__PROBLEM__
What follows is a set of records; restate each one word for word and drop the pictures.

───── DATASET RECORDS ─────

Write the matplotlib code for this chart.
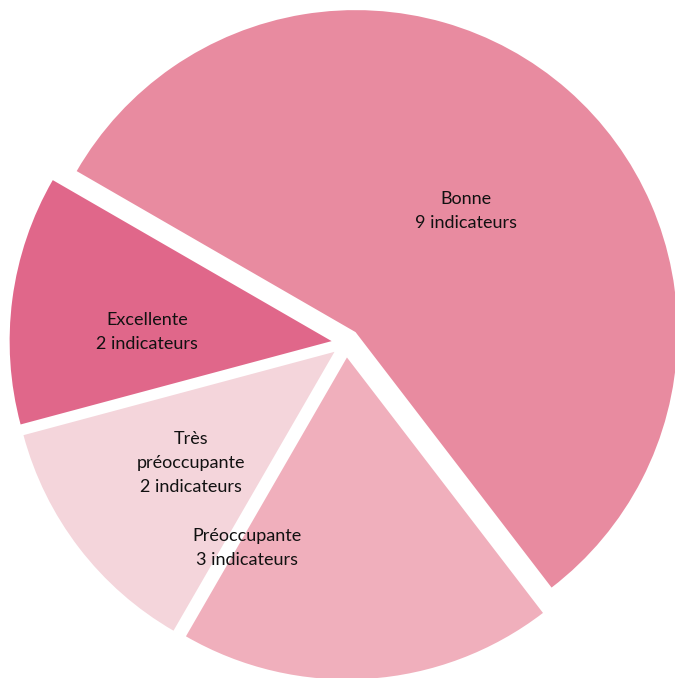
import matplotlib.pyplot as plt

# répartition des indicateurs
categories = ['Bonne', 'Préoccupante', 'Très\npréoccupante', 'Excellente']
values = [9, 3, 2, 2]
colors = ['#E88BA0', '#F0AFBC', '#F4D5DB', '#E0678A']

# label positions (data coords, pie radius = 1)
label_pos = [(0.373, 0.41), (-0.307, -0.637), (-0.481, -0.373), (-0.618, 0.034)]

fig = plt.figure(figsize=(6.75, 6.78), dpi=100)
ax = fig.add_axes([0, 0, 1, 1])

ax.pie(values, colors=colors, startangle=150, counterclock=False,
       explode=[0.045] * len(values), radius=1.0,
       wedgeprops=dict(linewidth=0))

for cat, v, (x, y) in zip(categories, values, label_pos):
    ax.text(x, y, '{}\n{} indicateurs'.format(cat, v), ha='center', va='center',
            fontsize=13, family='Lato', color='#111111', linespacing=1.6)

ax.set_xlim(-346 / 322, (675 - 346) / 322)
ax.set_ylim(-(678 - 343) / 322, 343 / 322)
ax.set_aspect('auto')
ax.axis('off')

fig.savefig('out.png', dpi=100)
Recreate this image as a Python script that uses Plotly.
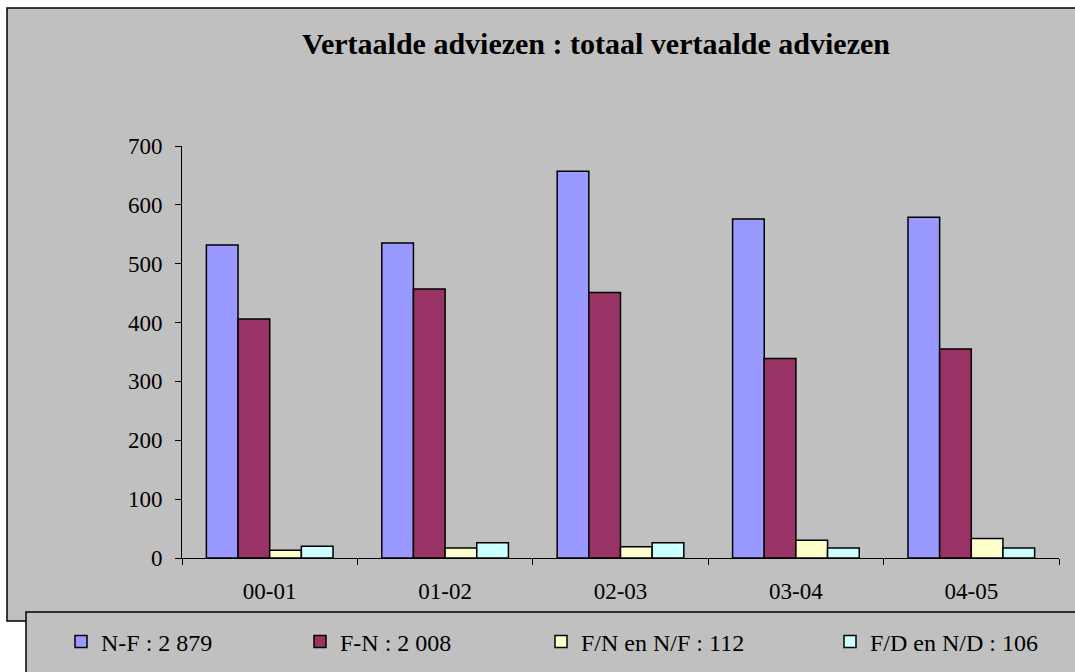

─────

__RESPONSE BELOW__
Write the matplotlib code for this chart.
import matplotlib.pyplot as plt

# répartition des indicateurs
categories = ['Bonne', 'Préoccupante', 'Très\npréoccupante', 'Excellente']
values = [9, 3, 2, 2]
colors = ['#E88BA0', '#F0AFBC', '#F4D5DB', '#E0678A']

# label positions (data coords, pie radius = 1)
label_pos = [(0.373, 0.41), (-0.307, -0.637), (-0.481, -0.373), (-0.618, 0.034)]

fig = plt.figure(figsize=(6.75, 6.78), dpi=100)
ax = fig.add_axes([0, 0, 1, 1])

ax.pie(values, colors=colors, startangle=150, counterclock=False,
       explode=[0.045] * len(values), radius=1.0,
       wedgeprops=dict(linewidth=0))

for cat, v, (x, y) in zip(categories, values, label_pos):
    ax.text(x, y, '{}\n{} indicateurs'.format(cat, v), ha='center', va='center',
            fontsize=13, family='Lato', color='#111111', linespacing=1.6)

ax.set_xlim(-346 / 322, (675 - 346) / 322)
ax.set_ylim(-(678 - 343) / 322, 343 / 322)
ax.set_aspect('auto')
ax.axis('off')

fig.savefig('out.png', dpi=100)
Recreate this image as a Python script that uses Plotly.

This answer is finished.